Designating MPAs may have unseen political effects

Coral Reef Bleaching

The designation and management of MPAs is frequently not representative, often marginalising local or indigenous people, details this article from The Conversation.

Zones of ocean known as Marine Protected Areas (MPAs) are all the rage. They have no single or agreed definition, but essentially they are areas of sea in which human activity is restricted or prohibited in order to preserve and protect marine habitat and species.

They may be small coastal areas or very large off-shore expanses of ocean. MPAs are established by local or national governments in order to address actual or potential threats to the marine environment, to create “blue corridors” and to safeguard the breeding and feeding grounds of various marine species.

The thrust for large-scale MPAs is driven by global targets tied to international obligations under the Convention on Biodiversity 1992. Currently the global target is to protect 10% of the world’s oceans by 2020.

But in September, at a side event to the United National General Assembly, the UK environment minister, Michael Gove, proposed that the global target be increased to 30% by 2030. This is not a new idea but it is a big ask, given the current conservative estimate that only around 3% of the world’s oceans are protected.

The strongest advocates and lobbyists for large-scale MPAs are conservation charities, research institutes and individuals who catch the attention of the media, such as WWF, National Geographic’s Pristine Seas Initiative, Pew Trusts, and the DiCaprio Foundation.

Arguments are made that the most effective MPAs cover large areas (including reefs and the breeding and feeding grounds of open-ocean species such as sardines or tuna), in which all marine activity by humans is prohibited, and which are maintained as no-take areas for an extended period of time.
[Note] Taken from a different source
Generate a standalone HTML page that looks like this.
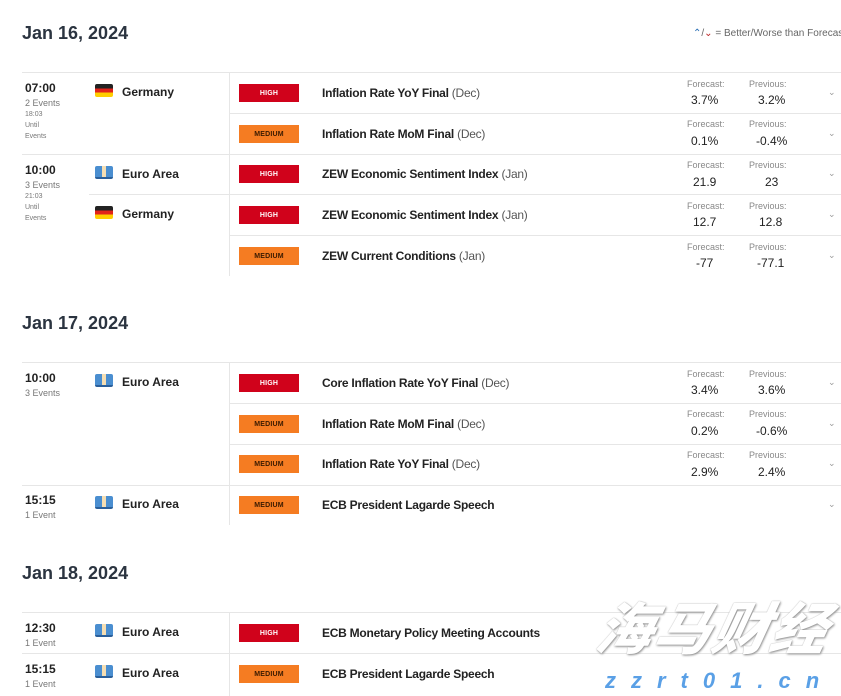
<!DOCTYPE html>
<html><head><meta charset="utf-8"><style>
*{margin:0;padding:0;box-sizing:border-box}
body{width:841px;height:696px;overflow:hidden;background:#fff;font-family:"Liberation Sans",Arial,sans-serif;color:#222;position:relative}
.a{position:absolute;white-space:nowrap}
.h{height:1px;background:#e6e6e6;position:absolute}
.v{width:1px;background:#e6e6e6;position:absolute;left:229px}
.title{font-size:18px;font-weight:bold;color:#2b3440;left:22px}
.badge{left:239px;width:60px;height:18px;font-size:7px;font-weight:bold;display:flex;align-items:center;justify-content:center;letter-spacing:.2px}
.H{background:#d0021b;color:#fff}
.M{background:#f57c22;color:#3a1a00}
.ev{left:322px;font-size:12px;font-weight:bold;color:#222;letter-spacing:-0.25px}
.ev span{font-weight:normal;color:#555}
.lab{font-size:9px;color:#888}
.val{font-size:12px;color:#222}
.chev{left:828px;font-size:9px;color:#999}
.time{left:25px;font-size:12px;font-weight:bold}
.cnt{left:25px;font-size:9px;color:#777}
.sm{left:25px;font-size:7px;color:#777}
.flag{width:18px;height:13px;left:95px;border-radius:2px}
.de{background:linear-gradient(#222 0 33%,#e2231a 33% 66%,#ffce00 66%)}
.eu{background:linear-gradient(90deg,#4a8ed0 0 40%,#f5deb3 40% 60%,#4a8ed0 60%);border-bottom:2px solid #2a5f9a}
.cn{left:122px;font-size:12px;font-weight:bold;color:#222}
</style></head><body>
<div class="a title" style="top:23px">Jan 16, 2024</div>
<div class="a" style="left:693px;top:28px;font-size:10px;color:#666"><span style="color:#2a6fb5">⌃</span>/<span style="color:#b22">⌄</span> = Better/Worse than Forecast</div>
<div class="a title" style="top:313px">Jan 17, 2024</div>
<div class="a title" style="top:563px">Jan 18, 2024</div>

<div class="h" style="left:22px;width:819px;top:72px"></div>
<div class="h" style="left:230px;width:611px;top:113px"></div>
<div class="h" style="left:22px;width:819px;top:154px"></div>
<div class="h" style="left:89px;width:752px;top:194px"></div>
<div class="h" style="left:230px;width:611px;top:235px"></div>
<div class="v" style="top:72px;height:204px"></div>

<div class="h" style="left:22px;width:819px;top:362px"></div>
<div class="h" style="left:230px;width:611px;top:403px"></div>
<div class="h" style="left:230px;width:611px;top:444px"></div>
<div class="h" style="left:22px;width:819px;top:485px"></div>
<div class="v" style="top:362px;height:163px"></div>

<div class="h" style="left:22px;width:819px;top:612px"></div>
<div class="h" style="left:22px;width:819px;top:653px"></div>
<div class="v" style="top:612px;height:84px"></div>

<div class="a time" style="top:81px">07:00</div>
<div class="a cnt" style="top:98px">2 Events</div>
<div class="a sm" style="top:111px">18:03</div>
<div class="a sm" style="top:122px">Until</div>
<div class="a sm" style="top:133px">Events</div>
<div class="a flag de" style="top:84px"></div><div class="a cn" style="top:85px">Germany</div>

<div class="a time" style="top:163px">10:00</div>
<div class="a cnt" style="top:180px">3 Events</div>
<div class="a sm" style="top:193px">21:03</div>
<div class="a sm" style="top:204px">Until</div>
<div class="a sm" style="top:215px">Events</div>
<div class="a flag eu" style="top:166px"></div><div class="a cn" style="top:167px">Euro Area</div>
<div class="a flag de" style="top:206px"></div><div class="a cn" style="top:207px">Germany</div>

<div class="a time" style="top:371px">10:00</div>
<div class="a cnt" style="top:388px">3 Events</div>
<div class="a flag eu" style="top:374px"></div><div class="a cn" style="top:375px">Euro Area</div>
<div class="a time" style="top:493px">15:15</div>
<div class="a cnt" style="top:510px">1 Event</div>
<div class="a flag eu" style="top:496px"></div><div class="a cn" style="top:497px">Euro Area</div>

<div class="a time" style="top:621px">12:30</div>
<div class="a cnt" style="top:638px">1 Event</div>
<div class="a flag eu" style="top:624px"></div><div class="a cn" style="top:625px">Euro Area</div>
<div class="a time" style="top:662px">15:15</div>
<div class="a cnt" style="top:679px">1 Event</div>
<div class="a flag eu" style="top:665px"></div><div class="a cn" style="top:666px">Euro Area</div>

<div class="a badge H" style="top:84px">HIGH</div><div class="a ev" style="top:86px">Inflation Rate YoY Final <span>(Dec)</span></div>
<div class="a lab" style="left:687px;top:79px">Forecast:</div><div class="a val" style="left:691px;top:93px">3.7%</div>
<div class="a lab" style="left:749px;top:79px">Previous:</div><div class="a val" style="left:758px;top:93px">3.2%</div><div class="a chev" style="top:87px">⌄</div>

<div class="a badge M" style="top:125px">MEDIUM</div><div class="a ev" style="top:127px">Inflation Rate MoM Final <span>(Dec)</span></div>
<div class="a lab" style="left:687px;top:119px">Forecast:</div><div class="a val" style="left:691px;top:134px">0.1%</div>
<div class="a lab" style="left:749px;top:119px">Previous:</div><div class="a val" style="left:756px;top:134px">-0.4%</div><div class="a chev" style="top:128px">⌄</div>

<div class="a badge H" style="top:165px">HIGH</div><div class="a ev" style="top:167px">ZEW Economic Sentiment Index <span>(Jan)</span></div>
<div class="a lab" style="left:687px;top:160px">Forecast:</div><div class="a val" style="left:693px;top:175px">21.9</div>
<div class="a lab" style="left:749px;top:160px">Previous:</div><div class="a val" style="left:765px;top:175px">23</div><div class="a chev" style="top:168px">⌄</div>

<div class="a badge H" style="top:206px">HIGH</div><div class="a ev" style="top:208px">ZEW Economic Sentiment Index <span>(Jan)</span></div>
<div class="a lab" style="left:687px;top:201px">Forecast:</div><div class="a val" style="left:693px;top:215px">12.7</div>
<div class="a lab" style="left:749px;top:201px">Previous:</div><div class="a val" style="left:759px;top:215px">12.8</div><div class="a chev" style="top:209px">⌄</div>

<div class="a badge M" style="top:247px">MEDIUM</div><div class="a ev" style="top:249px">ZEW Current Conditions <span>(Jan)</span></div>
<div class="a lab" style="left:687px;top:242px">Forecast:</div><div class="a val" style="left:696px;top:256px">-77</div>
<div class="a lab" style="left:749px;top:242px">Previous:</div><div class="a val" style="left:757px;top:256px">-77.1</div><div class="a chev" style="top:250px">⌄</div>

<div class="a badge H" style="top:374px">HIGH</div><div class="a ev" style="top:376px">Core Inflation Rate YoY Final <span>(Dec)</span></div>
<div class="a lab" style="left:687px;top:369px">Forecast:</div><div class="a val" style="left:691px;top:383px">3.4%</div>
<div class="a lab" style="left:749px;top:369px">Previous:</div><div class="a val" style="left:758px;top:383px">3.6%</div><div class="a chev" style="top:377px">⌄</div>

<div class="a badge M" style="top:415px">MEDIUM</div><div class="a ev" style="top:417px">Inflation Rate MoM Final <span>(Dec)</span></div>
<div class="a lab" style="left:687px;top:409px">Forecast:</div><div class="a val" style="left:691px;top:424px">0.2%</div>
<div class="a lab" style="left:749px;top:409px">Previous:</div><div class="a val" style="left:756px;top:424px">-0.6%</div><div class="a chev" style="top:418px">⌄</div>

<div class="a badge M" style="top:455px">MEDIUM</div><div class="a ev" style="top:457px">Inflation Rate YoY Final <span>(Dec)</span></div>
<div class="a lab" style="left:687px;top:450px">Forecast:</div><div class="a val" style="left:691px;top:465px">2.9%</div>
<div class="a lab" style="left:749px;top:450px">Previous:</div><div class="a val" style="left:758px;top:465px">2.4%</div><div class="a chev" style="top:458px">⌄</div>

<div class="a badge M" style="top:496px">MEDIUM</div><div class="a ev" style="top:498px">ECB President Lagarde Speech</div><div class="a chev" style="top:499px">⌄</div>

<div class="a badge H" style="top:624px">HIGH</div><div class="a ev" style="top:626px">ECB Monetary Policy Meeting Accounts</div>
<div class="a badge M" style="top:665px">MEDIUM</div><div class="a ev" style="top:667px">ECB President Lagarde Speech</div>

<div class="a" style="left:598px;top:596px;font-family:'Noto Sans CJK SC',sans-serif;font-size:56px;font-weight:900;font-style:italic;color:#fff;letter-spacing:2px;line-height:60px;text-shadow:1px 1px 2px #888,0 0 1px #aaa;transform:skewX(-12deg)">海马财经</div>
<div class="a" style="left:605px;top:668px;font-size:22px;font-weight:bold;font-style:italic;color:#5aa0e6;letter-spacing:15px">zzrt01.cn</div>
</body></html>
The case for creating such protected areas seems like an obvious win in environmental terms. But the science supporting such arguments is inconclusive and mixed, not least owing to lack of sufficient data, especially studies that take a longer-term view. Very large MPAs are also difficult to patrol, despite promises of using satellite and drone technology. Some appear to be little more than “paper parks”, protected in name only with overfishing and so on still happening.

The global commons

The oceans are regarded as part of the “global commons” and the heritage of mankind. And indeed they should be treated as such. But in the “blue” credentials race between nations seeking to declare ever bigger MPAs, there are a number of real political problems.

Large-scale MPAs tend to be declared in areas where there is least likely to be major opposition, especially from fishers. Overseas dependencies and territories are particularly popular. It is much easier to declare large no-take marine protected areas around remote island overseas territories with small, economically dependent, politically weak, communities than coastal areas where articulate, well-resourced commercial interests voice opposition.

The UK, for example, has declared large MPAs around the British Indian Ocean Territory and Pitcairn and it is proposing to do so around Ascension Island, South Georgia, St Helena and Tristan da Cunha. It has pledged to safeguard over 4m square kilometres of ocean around the territories by 2021.

While there may well be noble environmental reasons for doing this, there are also significant political effects. One 2010 Wikileaks cable suggested that the motivation behind the MPA around the Chagos islands was to prevent resettlement of locals to their homeland. The locals sued the UK government – and although the UK’s Supreme Court has since rejected that this was a motivation, it was generally accepted that making the area an MPA still had the same effect.

The UK not alone. France, has declared a large MPA around New Caledonia; the US around Hawaii; and Chile around Rapa Nui Rahui (Easter Island). The largest protected areas are all in such distant waters. The legal procedure for declaring an MPA, meanwhile, often skips parliamentary debate. They are achieved by presidential fiat or a prerogative order.